* [GIVEN PROBLEM]
Quote the data exactly, first line to the line containing "pw, ph = W - L - R, H - T - B", with no pictures.

* [GIVEN DATA]

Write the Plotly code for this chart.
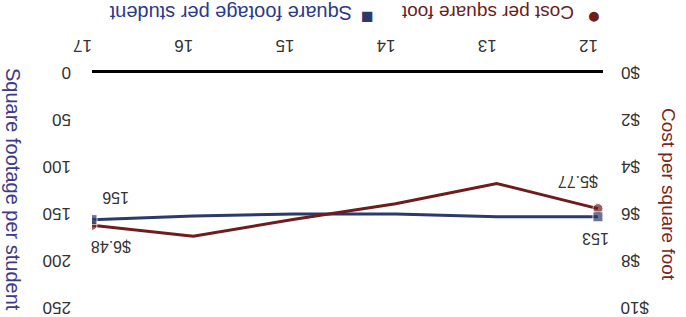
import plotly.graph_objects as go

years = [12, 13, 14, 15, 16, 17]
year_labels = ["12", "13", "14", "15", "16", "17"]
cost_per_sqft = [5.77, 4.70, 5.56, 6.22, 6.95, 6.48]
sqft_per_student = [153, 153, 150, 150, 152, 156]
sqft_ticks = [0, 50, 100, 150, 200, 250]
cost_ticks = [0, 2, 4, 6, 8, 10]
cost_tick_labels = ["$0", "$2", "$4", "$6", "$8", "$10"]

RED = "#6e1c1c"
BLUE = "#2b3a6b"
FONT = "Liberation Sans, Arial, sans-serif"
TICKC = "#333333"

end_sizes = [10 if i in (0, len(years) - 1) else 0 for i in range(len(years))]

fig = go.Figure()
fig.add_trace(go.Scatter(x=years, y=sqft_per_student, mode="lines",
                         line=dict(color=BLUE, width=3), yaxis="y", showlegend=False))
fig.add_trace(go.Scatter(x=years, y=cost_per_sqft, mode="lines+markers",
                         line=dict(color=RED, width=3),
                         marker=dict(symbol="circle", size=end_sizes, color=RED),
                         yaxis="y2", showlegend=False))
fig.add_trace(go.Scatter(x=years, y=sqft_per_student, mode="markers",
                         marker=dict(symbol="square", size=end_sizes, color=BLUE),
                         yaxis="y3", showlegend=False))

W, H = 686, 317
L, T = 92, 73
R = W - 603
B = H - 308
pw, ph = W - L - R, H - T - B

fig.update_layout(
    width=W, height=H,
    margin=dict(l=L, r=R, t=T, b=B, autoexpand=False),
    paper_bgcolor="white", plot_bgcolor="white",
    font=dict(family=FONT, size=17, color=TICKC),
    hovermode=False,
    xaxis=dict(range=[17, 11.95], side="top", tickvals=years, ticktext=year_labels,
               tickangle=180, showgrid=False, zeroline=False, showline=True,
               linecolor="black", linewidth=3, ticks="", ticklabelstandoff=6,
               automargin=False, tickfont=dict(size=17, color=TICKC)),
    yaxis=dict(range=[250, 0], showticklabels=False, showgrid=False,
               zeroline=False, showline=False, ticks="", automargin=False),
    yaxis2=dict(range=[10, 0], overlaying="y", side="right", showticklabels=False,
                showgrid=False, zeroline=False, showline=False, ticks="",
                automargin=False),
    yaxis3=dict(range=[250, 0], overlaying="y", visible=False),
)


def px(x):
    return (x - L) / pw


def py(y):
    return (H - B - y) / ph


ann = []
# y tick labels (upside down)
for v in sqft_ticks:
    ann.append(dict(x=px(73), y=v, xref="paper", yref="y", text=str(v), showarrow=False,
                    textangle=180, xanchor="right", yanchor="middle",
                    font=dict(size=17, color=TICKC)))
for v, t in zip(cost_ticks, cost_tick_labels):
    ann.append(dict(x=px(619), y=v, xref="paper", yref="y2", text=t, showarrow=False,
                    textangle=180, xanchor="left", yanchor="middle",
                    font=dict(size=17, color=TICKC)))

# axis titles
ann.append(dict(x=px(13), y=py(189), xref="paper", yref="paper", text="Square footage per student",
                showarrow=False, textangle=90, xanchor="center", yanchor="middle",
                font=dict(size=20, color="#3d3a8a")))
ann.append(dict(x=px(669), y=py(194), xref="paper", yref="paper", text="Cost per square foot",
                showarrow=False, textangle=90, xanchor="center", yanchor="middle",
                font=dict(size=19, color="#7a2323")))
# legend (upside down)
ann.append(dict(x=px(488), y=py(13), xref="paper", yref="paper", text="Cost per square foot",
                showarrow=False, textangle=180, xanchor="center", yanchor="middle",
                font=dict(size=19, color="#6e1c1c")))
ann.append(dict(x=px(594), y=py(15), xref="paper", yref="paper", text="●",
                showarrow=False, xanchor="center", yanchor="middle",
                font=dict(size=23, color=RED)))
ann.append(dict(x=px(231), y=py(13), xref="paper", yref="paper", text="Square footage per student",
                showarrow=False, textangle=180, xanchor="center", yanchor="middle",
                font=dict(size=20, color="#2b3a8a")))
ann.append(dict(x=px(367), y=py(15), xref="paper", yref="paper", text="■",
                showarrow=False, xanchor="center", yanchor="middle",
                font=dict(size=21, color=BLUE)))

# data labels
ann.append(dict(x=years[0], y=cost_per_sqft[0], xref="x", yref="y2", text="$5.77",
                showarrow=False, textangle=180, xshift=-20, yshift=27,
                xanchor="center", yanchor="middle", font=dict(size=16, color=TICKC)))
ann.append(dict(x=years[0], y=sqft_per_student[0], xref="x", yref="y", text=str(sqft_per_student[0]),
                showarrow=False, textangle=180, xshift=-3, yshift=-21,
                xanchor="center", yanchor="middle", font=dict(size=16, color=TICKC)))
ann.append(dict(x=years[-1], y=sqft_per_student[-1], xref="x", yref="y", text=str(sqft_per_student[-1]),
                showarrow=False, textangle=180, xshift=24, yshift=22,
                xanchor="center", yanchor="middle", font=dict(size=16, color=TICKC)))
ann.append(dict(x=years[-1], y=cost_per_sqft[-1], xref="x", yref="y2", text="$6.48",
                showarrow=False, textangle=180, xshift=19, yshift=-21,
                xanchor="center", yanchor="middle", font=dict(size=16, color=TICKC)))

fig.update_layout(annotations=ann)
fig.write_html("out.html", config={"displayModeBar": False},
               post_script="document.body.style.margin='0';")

* [TASK SOLUTION]
Write the Plotly code for this chart.
import plotly.graph_objects as go

years = [12, 13, 14, 15, 16, 17]
year_labels = ["12", "13", "14", "15", "16", "17"]
cost_per_sqft = [5.77, 4.70, 5.56, 6.22, 6.95, 6.48]
sqft_per_student = [153, 153, 150, 150, 152, 156]
sqft_ticks = [0, 50, 100, 150, 200, 250]
cost_ticks = [0, 2, 4, 6, 8, 10]
cost_tick_labels = ["$0", "$2", "$4", "$6", "$8", "$10"]

RED = "#6e1c1c"
BLUE = "#2b3a6b"
FONT = "Liberation Sans, Arial, sans-serif"
TICKC = "#333333"

end_sizes = [10 if i in (0, len(years) - 1) else 0 for i in range(len(years))]

fig = go.Figure()
fig.add_trace(go.Scatter(x=years, y=sqft_per_student, mode="lines",
                         line=dict(color=BLUE, width=3), yaxis="y", showlegend=False))
fig.add_trace(go.Scatter(x=years, y=cost_per_sqft, mode="lines+markers",
                         line=dict(color=RED, width=3),
                         marker=dict(symbol="circle", size=end_sizes, color=RED),
                         yaxis="y2", showlegend=False))
fig.add_trace(go.Scatter(x=years, y=sqft_per_student, mode="markers",
                         marker=dict(symbol="square", size=end_sizes, color=BLUE),
                         yaxis="y3", showlegend=False))

W, H = 686, 317
L, T = 92, 73
R = W - 603
B = H - 308
pw, ph = W - L - R, H - T - B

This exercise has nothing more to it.